Near-ambient pressure X-ray photoelectron spectroscopy (NAP-XPS)

The SPECS NAP-XPS system is a technique which allows for XPS characterisation under realistic conditions. XPS is a spectroscopic technique that allows for the chemical composition of the surface analysis of a sample to be determined; this is done through soft X-rays being fired at the sample and photoelectrons ejected.

These ejected photoelectrons carry information about the elements that are present in the sample and their bonding environment. Critically, only electrons from the very surface of the sample escape and reach the detector – thus making XPS a surface-sensitive technique. During the testing process, the sample and the detector are kept under high vacuum conditions during measurement, this is to ensure that the photoelectrons are not absorbed by air molecules before reaching the detector.

XPS has been used for a number of years in order to study surfaces, and it is regularly used in fields such as; catalysis, corrosion and electrochemistry – where the chemical nature of the surface of the sample is critical. However, there is a major drawback – it is used as post mortem technique. As the sample must be kept in high vacuum conditions during the measurement, scientists can only observe the state of the sample before and after a chemical reaction has occurred. It is not possible to look at the surface during a chemical reaction, which is the most interesting and sometimes, most informative part.

NAP-XPS overcomes this limitation by placing the sample inside a special high pressure cell connected to the analyser through several layers of differential pumping. This means that surfaces can be studied in-situ during chemical reactions; for example, following the surface chemistry of a catalyst while it is operating.
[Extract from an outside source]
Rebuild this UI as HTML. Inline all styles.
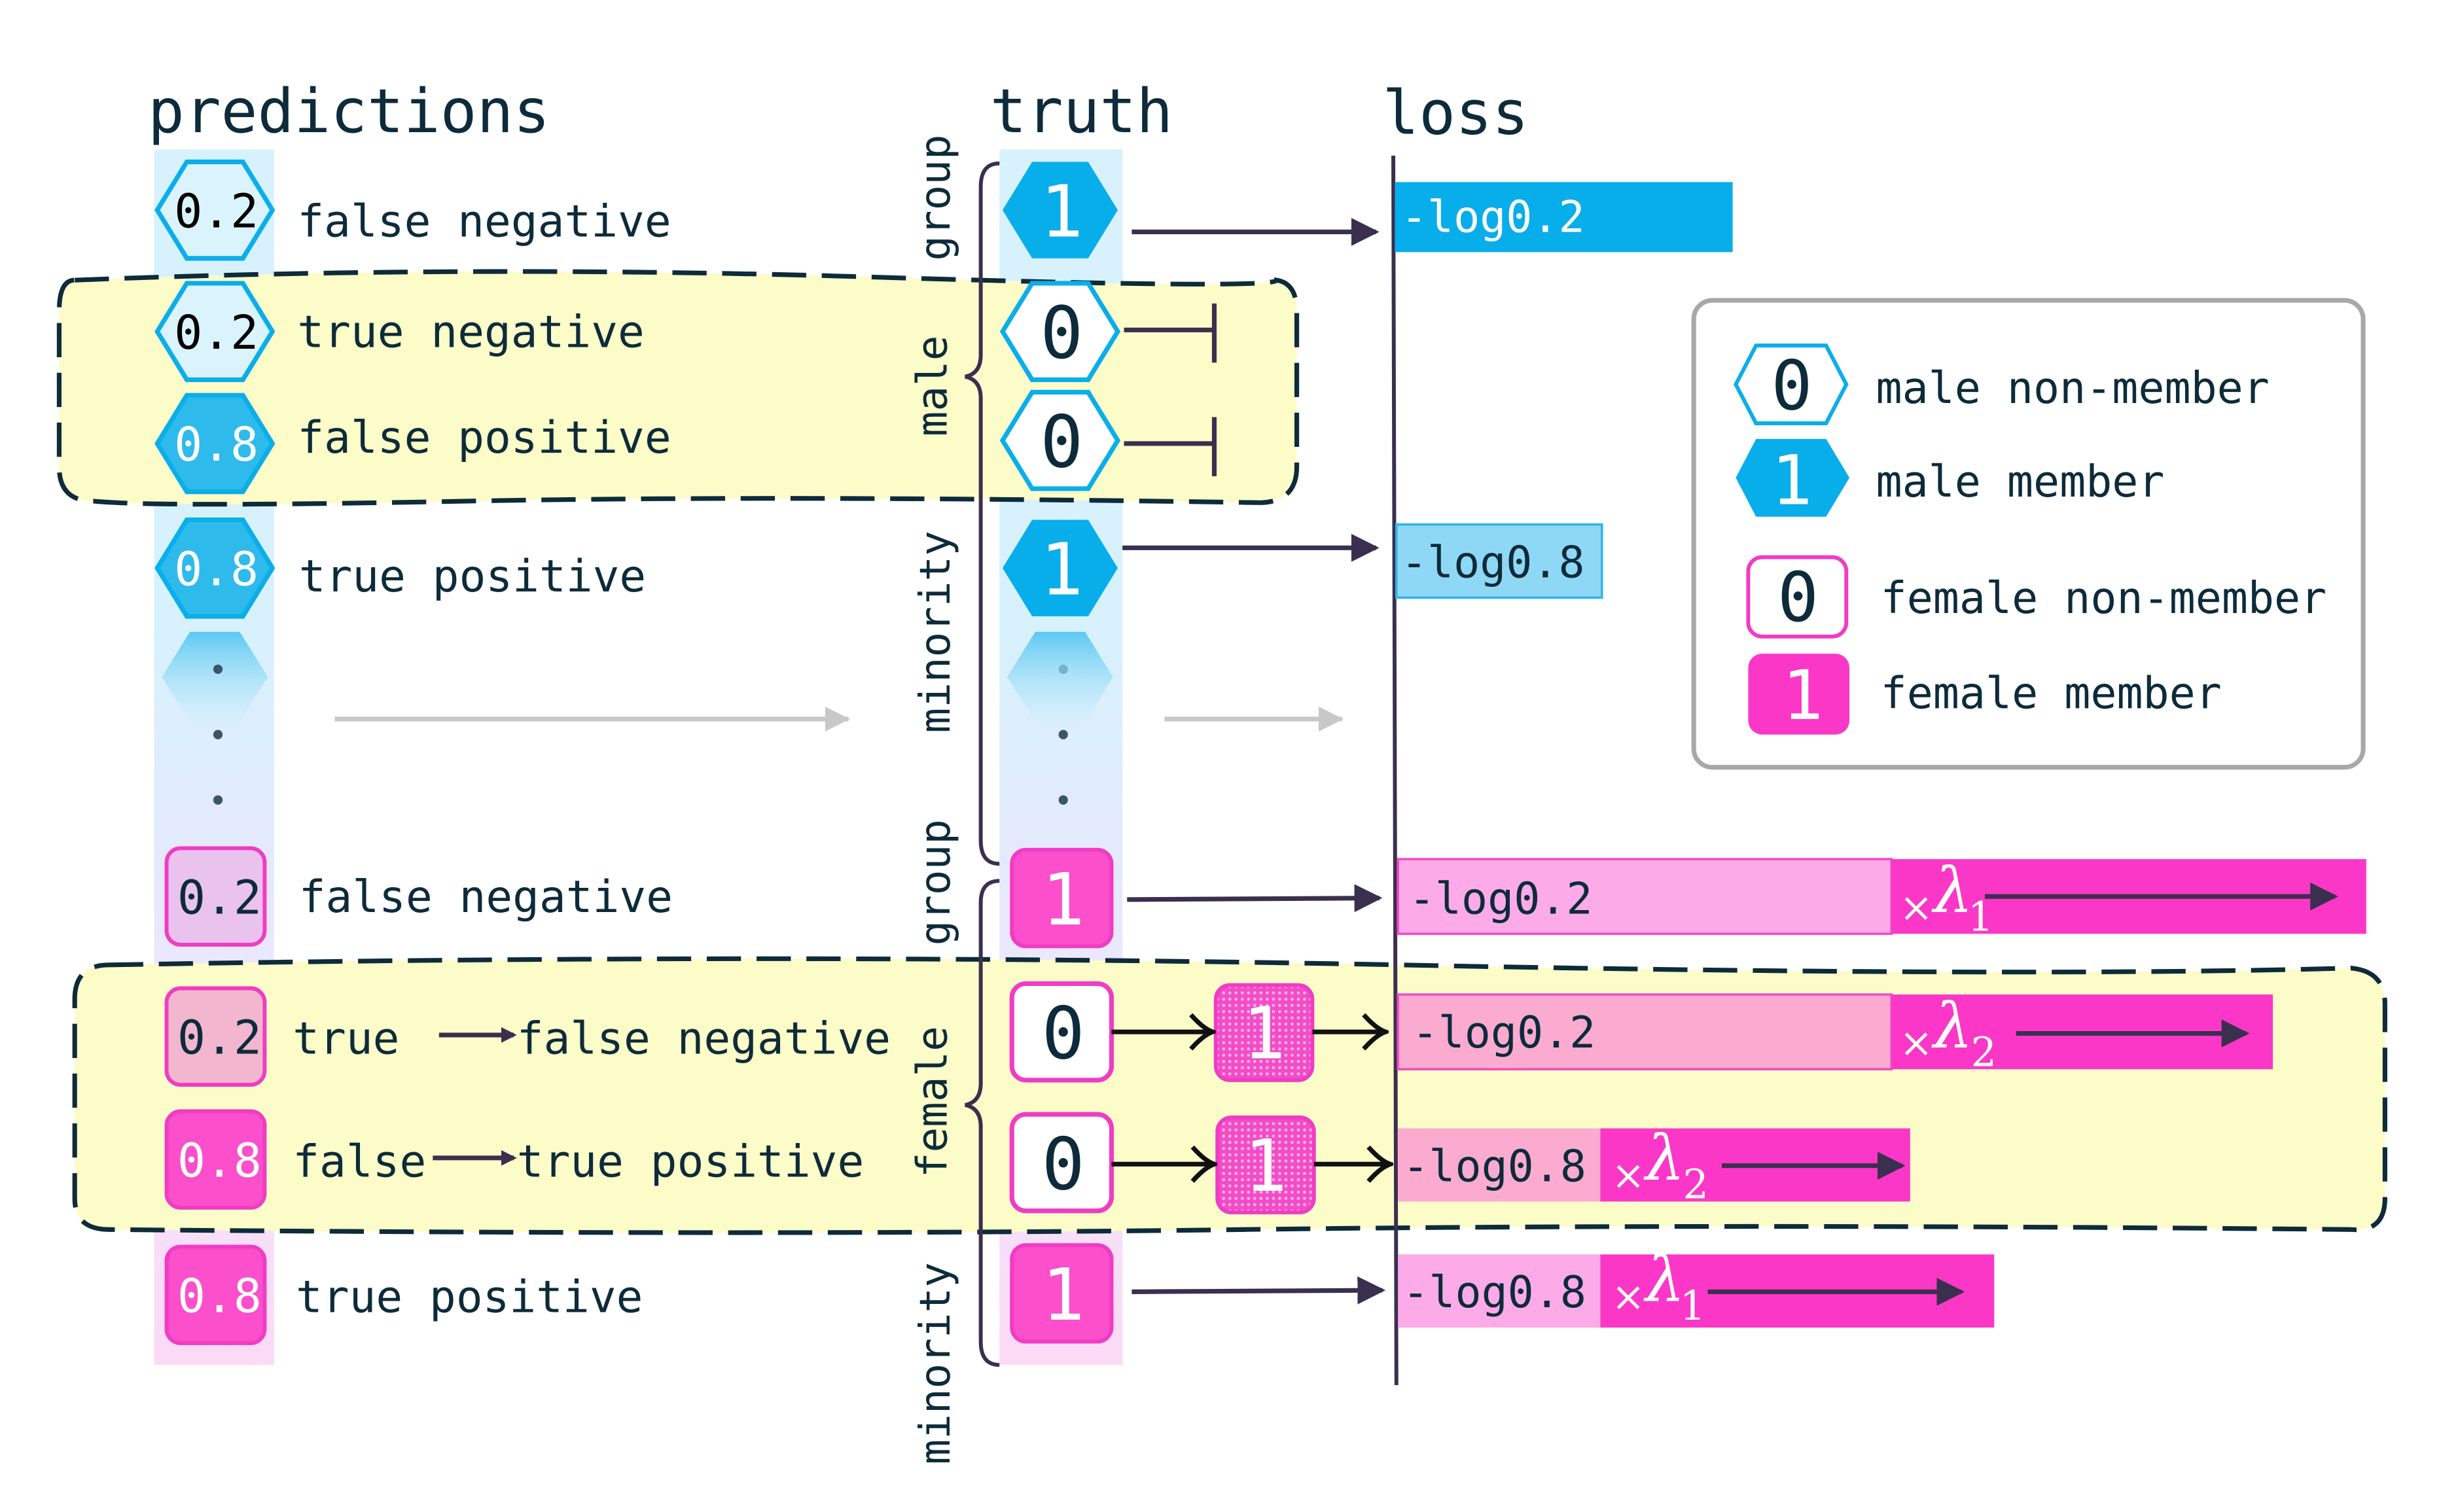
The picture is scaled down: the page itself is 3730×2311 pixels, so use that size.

NAP-XPS represents a revolution in the field, allowing for the XPS characterisation of a sample in a gaseous environment. This is achieved through the maintenance of containing the sample in a high pressure cell that is only open to the analyser via a small aperture. A series of pumping stages after this aperture quickly reduce the pressure back down to high vacuum, and so limits the distance that the electrons have to travel through the high pressure of the gas. By placing the surface of the sample close to this aperture, the area under analysis can be in a high pressure of gas, whilst also allowing a usable fraction of the emitted photoelectrons to escape and reach the detector.

XPS is a common analytical tool used for quantitative measurement of the elemental composition as well as specific chemical state information of the surface constituents. It allows us to probe chemical interactions on the atomic level for vapor/solid interfaces. NAP-XPS also allows the investigation of the electronic and structural properties of small organics.

What it can do:

In the NAP cell

  • Analysis of samples in the presence of a gas (or a mixture of gases) up to a total pressure of 25mbar.
  • Heating/cooling of samples from -0ºC to 700ºC during analysis.

In UHV (Ultra High Vacuum)

  • Standard UHV sample prep (sputter/anneal cycles).
  • Cluster-ion sputtering (depth profiling of fragile samples such as polymers).
  • Dedicated chamber for evaporation of organics etc.
  • LEED (Low-energy electron diffraction).